By Reflection On 2012.03.14 08:35
Red Alert! Red Alert!
Been there, done that with the "top secret" medicines and the "exclusive relationship with his doctors."
And no, I have not been able to solve it. But I'm pretty sure that:
a) he's way overmedicated, and
b) things won't get much better until he isn't. And they are likely to get much better if he is not overmedicated - some of the paranoia, the aggressiveness, the sexual obsessions will damp down, a lot. He'll still have PD, which is awful enough.
The HIPPA rules mean the doctors can't talk to you or your daughter without his consent. They can, however, take feedback from you. So a letter to his doctors is in order. Maybe from you, maybe from, say, your rabbi. Perhaps not from your daughter, since his [partial] trust of her is worth preserving, if at all possible. Do share with your daughter whatever you write, so she can back you up. And perhaps have your daughter call the doctor before the next visit and ask to speak with him privately?
The secrecy around medications is only partly our loved one's "fault" - they have diminished capacity to judge what it's doing to them, because they are, to be bald about it, addicts. I think of it as the soldiers coming back from Vietnam addicted to painkillers - not their fault, but still must be dealt with.
Easy to write. Hard to do.

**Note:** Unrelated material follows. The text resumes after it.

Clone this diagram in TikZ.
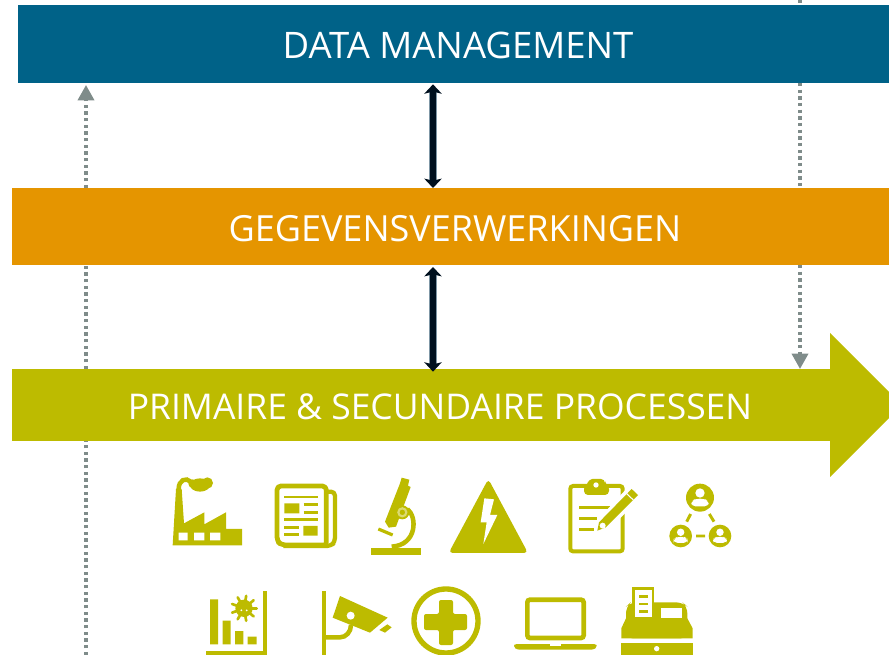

I did partially succeed on the medications, so my husband is no longer nearly as scary, and his compulsions are less. But have not succeeded in repairing the damage caused by those compulsions. The sooner you address it, the more likely your marriage - or at least enough of a relationship you can help - will survive. Good luck.

By drshepard On 2012.03.18 20:41
My hubby just went through 4 months of psychosis. I am thankful (and I do not say this with meanness), that he fell and then took a handful of pills. Each time I called 911 which became a big red flag in the emergency room. From that point on, it was quite easy to get placement in a rehabiliation center where medication is one thing being monitored for hallucinations/psychosis. Don't be afraid to make a call to a mental health crisis center or 911 if the behavior gets out of hand. My guess is the people working with him will eventually "get" the behavior and will intervene. While my husband is in the rehab, I stopped visiting and it was a wake up call. The behavior is turning around.